*JOB*:
Your task is to reproduce, verbatim and without pictures, the lines from the opening of the listing through the line containing "(0,0) rectangle (1098,561);".

*DATA EXTRACT*:

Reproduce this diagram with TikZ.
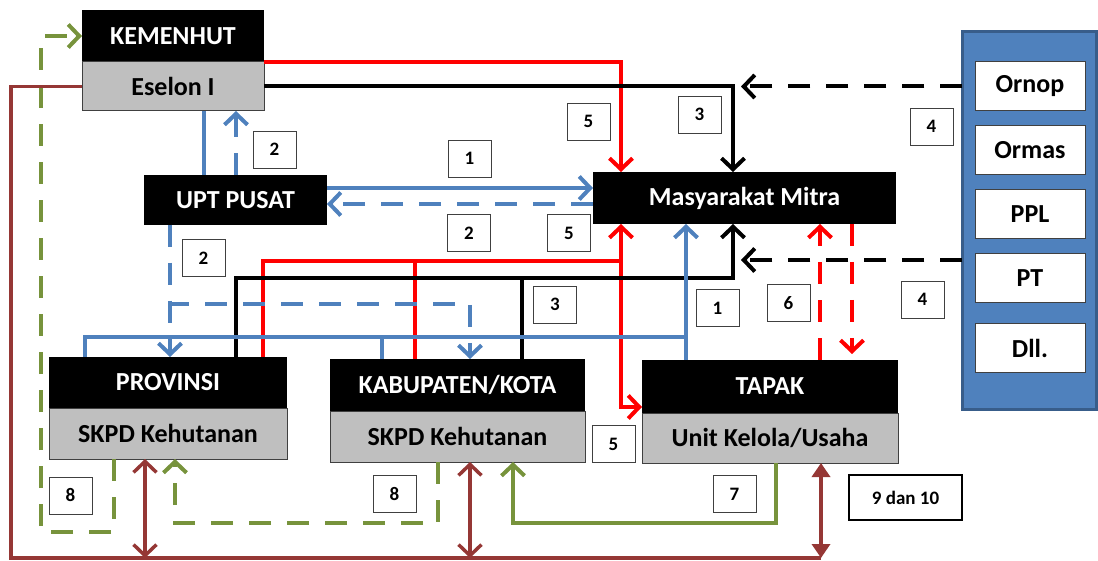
\documentclass[tikz,border=0pt]{standalone}
\usepackage{fontspec}
\setmainfont{Carlito}
\usetikzlibrary{arrows.meta}
\definecolor{cFF0000}{RGB}{255,0,0}
\definecolor{c4F81BD}{RGB}{79,129,189}
\definecolor{c385D8A}{RGB}{56,93,138}
\definecolor{c77933C}{RGB}{119,147,60}
\definecolor{c953735}{RGB}{149,55,53}
\definecolor{cBFBFBF}{RGB}{191,191,191}
\definecolor{c404040}{RGB}{64,64,64}

\begin{document}
\begin{tikzpicture}[y=1pt,x=1pt,yscale=-1,inner sep=0pt,outer sep=0pt,
    >={Straight Barb[length=11pt,width=23pt]},
    headbox/.style={fill=black,text=white,font=\bfseries\fontsize{26}{30}\selectfont},
    subbox/.style={fill=cBFBFBF,draw=c404040,line width=1pt,font=\bfseries\fontsize{26}{30}\selectfont},
    orgbox/.style={fill=white,draw=c404040,line width=1pt,minimum width=110pt,
      minimum height=49pt,font=\bfseries\fontsize{26}{30}\selectfont},
    numbox/.style={fill=white,draw=c404040,line width=0.8pt,minimum width=43pt,
      minimum height=37pt,font=\bfseries\fontsize{19}{22}\selectfont},
    redln/.style={draw=cFF0000,line width=4pt},
    blkln/.style={draw=black,line width=4pt},
    bluln/.style={draw=c4F81BD,line width=4pt},
    grnln/.style={draw=c77933C,line width=4pt},
    brnln/.style={draw=c953735,line width=3.5pt},
    dsh/.style={dash pattern=on 22pt off 16pt}]
  \useasboundingbox (0,0) rectangle (1098,561);

  % boxes
  \node[headbox,minimum width=182pt,minimum height=52pt] (kemenhut) at (173,36) {KEMENHUT};
  \node[subbox,minimum width=182pt,minimum height=49pt] (eselon) at (173,86.5) {Eselon I};
  \node[headbox,minimum width=183pt,minimum height=50pt] (upt) at (235.5,200) {UPT PUSAT};
  \node[headbox,minimum width=303pt,minimum height=52pt] (mitra) at (744.5,198) {Masyarakat Mitra};
  \node[headbox,minimum width=238pt,minimum height=51pt] (provinsi) at (168,382.5) {PROVINSI};
  \node[subbox,minimum width=238pt,minimum height=51pt] (skpdprov) at (168,433.5) {SKPD Kehutanan};
  \node[headbox,minimum width=255pt,minimum height=52pt] (kabupaten) at (457.5,385) {KABUPATEN/KOTA};
  \node[subbox,minimum width=255pt,minimum height=51pt] (skpdkab) at (457.5,436.5) {SKPD Kehutanan};
  \node[headbox,minimum width=256pt,minimum height=53pt] (tapak) at (770,386.5) {TAPAK};
  \node[subbox,minimum width=256pt,minimum height=50pt] (unit) at (770,438) {Unit Kelola/Usaha};

  % mitra luar
  \node[fill=c4F81BD,draw=c385D8A,line width=3pt,minimum width=134pt,minimum height=377pt]
    (panel) at (1029.25,220.5) {};
  \node[orgbox] (ornop) at (1030,86.5) {Ornop};
  \node[orgbox] (ormas) at (1030,150.5) {Ormas};
  \node[orgbox] (ppl) at (1030,214.5) {PPL};
  \node[orgbox] (pt) at (1030,278.5) {PT};
  \node[orgbox] (dll) at (1030,348) {Dll.};

  % lanes
  \coordinate (xRed) at (621,0);
  \coordinate (xRedP) at (263,0);
  \coordinate (xRedK) at (415,0);
  \coordinate (yRed) at (0,261);
  \coordinate (yRedT) at (0,407);
  \coordinate (xBlk) at (733,0);
  \coordinate (xBlkP) at (236,0);
  \coordinate (xBlkK) at (522,0);
  \coordinate (yBlk) at (0,278);
  \coordinate (xTip) at (741,0);
  \coordinate (yLow) at (0,260);
  \coordinate (xBluA) at (204,0);
  \coordinate (xBluB) at (236,0);
  \coordinate (xBluC) at (170,0);
  \coordinate (xBluK) at (470,0);
  \coordinate (xBluP) at (85,0);
  \coordinate (xBluQ) at (382,0);
  \coordinate (xBlu) at (686,0);
  \coordinate (yBluA) at (0,188);
  \coordinate (yBluB) at (0,204);
  \coordinate (yBluD) at (0,304);
  \coordinate (yBluE) at (0,337);
  \coordinate (xUp) at (820,0);
  \coordinate (xDn) at (852,0);
  \coordinate (xGrnA) at (114,0);
  \coordinate (xGrnB) at (41,0);
  \coordinate (xGrnC) at (438,0);
  \coordinate (xGrnD) at (175,0);
  \coordinate (xGrnE) at (776,0);
  \coordinate (xGrnF) at (513,0);
  \coordinate (yGrnA) at (0,532);
  \coordinate (yGrnB) at (0,523);
  \coordinate (xBrn) at (11,0);
  \coordinate (xBrnP) at (145,0);
  \coordinate (xBrnK) at (470,0);
  \coordinate (xBrnT) at (821,0);
  \coordinate (yBrn) at (0,558);

  % red
  \draw[redln,->] (kemenhut.south east) -| (xRed |- mitra.north);
  \draw[redln] (provinsi.north -| xRedP) |- (yRed -| xRed);
  \draw[redln] (kabupaten.north -| xRedK) -- (yRed -| xRedK);
  \draw[redln,<->] (mitra.south -| xRed) |- (tapak.west |- yRedT);
  \draw[redln,dsh,->] (tapak.north -| xUp) -- (mitra.south -| xUp);
  \draw[redln,dsh,->] (mitra.south -| xDn) -- ([yshift=-6pt]tapak.north -| xDn);

  % black
  \draw[blkln,->] (eselon.east) -| (xBlk |- mitra.north);
  \draw[blkln,->] (provinsi.north -| xBlkP) |- (yBlk -| xBlk) -- (mitra.south -| xBlk);
  \draw[blkln] (kabupaten.north -| xBlkK) -- (yBlk -| xBlkK);
  \draw[blkln,dsh,->] (ornop.west -| panel.west) -- (ornop.west -| xTip);
  \draw[blkln,dsh,->] (yLow -| panel.west) -- (yLow -| xTip);

  % blue
  \draw[bluln] (eselon.south -| xBluA) -- (upt.north -| xBluA);
  \draw[bluln,dsh,->] (upt.north -| xBluB) -- (eselon.south -| xBluB);
  \draw[bluln,->] (upt.east |- yBluA) -- (mitra.west |- yBluA);
  \draw[bluln,dsh,->] (mitra.west |- yBluB) -- (upt.east |- yBluB);
  \draw[bluln,dsh,->] (upt.south -| xBluC) -- (provinsi.north -| xBluC);
  \draw[bluln,dsh,->] (upt.south -| xBluC) |- (yBluD -| xBluK) -- (kabupaten.north -| xBluK);
  \draw[bluln] (provinsi.north -| xBluP) |- (yBluE -| xBlu);
  \draw[bluln] (kabupaten.north -| xBluQ) -- (yBluE -| xBluQ);
  \draw[bluln,->] (tapak.north -| xBlu) -- (mitra.south -| xBlu);

  % green
  \draw[grnln,dsh,->] (skpdprov.south -| xGrnA) |- (yGrnA -| xGrnB) |- (kemenhut.west);
  \draw[grnln,dsh,->] (skpdkab.south -| xGrnC) |- (yGrnB -| xGrnD) -- (skpdprov.south -| xGrnD);
  \draw[grnln,->] (unit.south -| xGrnE) |- (yGrnB -| xGrnF) -- (skpdkab.south -| xGrnF);

  % brown
  \draw[brnln] (eselon.west) -| (yBrn -| xBrn) -- (yBrn -| xBrnT);
  \draw[brnln,<->] (skpdprov.south -| xBrnP) -- (yBrn -| xBrnP);
  \draw[brnln,<->] (skpdkab.south -| xBrnK) -- (yBrn -| xBrnK);
  \draw[brnln,{Triangle[length=14pt,width=18pt]}-{Triangle[length=14pt,width=18pt]}]
    (unit.south -| xBrnT) -- (yBrn -| xBrnT);

  % numbers
  \node[numbox] (n2a) at (274.5,149.5) {2};
  \node[numbox] (n1a) at (469.5,158.5) {1};
  \node[numbox] (n5a) at (588.5,121.5) {5};
  \node[numbox] (n3a) at (699.5,114.5) {3};
  \node[numbox] (n4a) at (931.5,126.5) {4};
  \node[numbox] (n2b) at (469,233) {2};
  \node[numbox] (n5b) at (569,233) {5};
  \node[numbox] (n2c) at (203.5,258) {2};
  \node[numbox] (n3b) at (555,304.5) {3};
  \node[numbox] (n1b) at (717.5,308) {1};
  \node[numbox] (n6) at (788.5,303) {6};
  \node[numbox] (n4b) at (922.5,299.5) {4};
  \node[numbox] (n5c) at (613.5,444) {5};
  \node[numbox] (n8a) at (70.5,495.5) {8};
  \node[numbox] (n8b) at (394.5,494) {8};
  \node[numbox] (n7) at (734.5,494) {7};
  \node[numbox,line width=1.5pt,draw=black,minimum width=113pt,minimum height=45pt]
    (n910) at (905.5,497.5) {9 dan 10};
\end{tikzpicture}
\end{document}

*SOLUTION TO THIS PROBLEM*:
Reproduce this diagram with TikZ.
\documentclass[tikz,border=0pt]{standalone}
\usepackage{fontspec}
\setmainfont{Carlito}
\usetikzlibrary{arrows.meta}
\definecolor{cFF0000}{RGB}{255,0,0}
\definecolor{c4F81BD}{RGB}{79,129,189}
\definecolor{c385D8A}{RGB}{56,93,138}
\definecolor{c77933C}{RGB}{119,147,60}
\definecolor{c953735}{RGB}{149,55,53}
\definecolor{cBFBFBF}{RGB}{191,191,191}
\definecolor{c404040}{RGB}{64,64,64}

\begin{document}
\begin{tikzpicture}[y=1pt,x=1pt,yscale=-1,inner sep=0pt,outer sep=0pt,
    >={Straight Barb[length=11pt,width=23pt]},
    headbox/.style={fill=black,text=white,font=\bfseries\fontsize{26}{30}\selectfont},
    subbox/.style={fill=cBFBFBF,draw=c404040,line width=1pt,font=\bfseries\fontsize{26}{30}\selectfont},
    orgbox/.style={fill=white,draw=c404040,line width=1pt,minimum width=110pt,
      minimum height=49pt,font=\bfseries\fontsize{26}{30}\selectfont},
    numbox/.style={fill=white,draw=c404040,line width=0.8pt,minimum width=43pt,
      minimum height=37pt,font=\bfseries\fontsize{19}{22}\selectfont},
    redln/.style={draw=cFF0000,line width=4pt},
    blkln/.style={draw=black,line width=4pt},
    bluln/.style={draw=c4F81BD,line width=4pt},
    grnln/.style={draw=c77933C,line width=4pt},
    brnln/.style={draw=c953735,line width=3.5pt},
    dsh/.style={dash pattern=on 22pt off 16pt}]
  \useasboundingbox (0,0) rectangle (1098,561);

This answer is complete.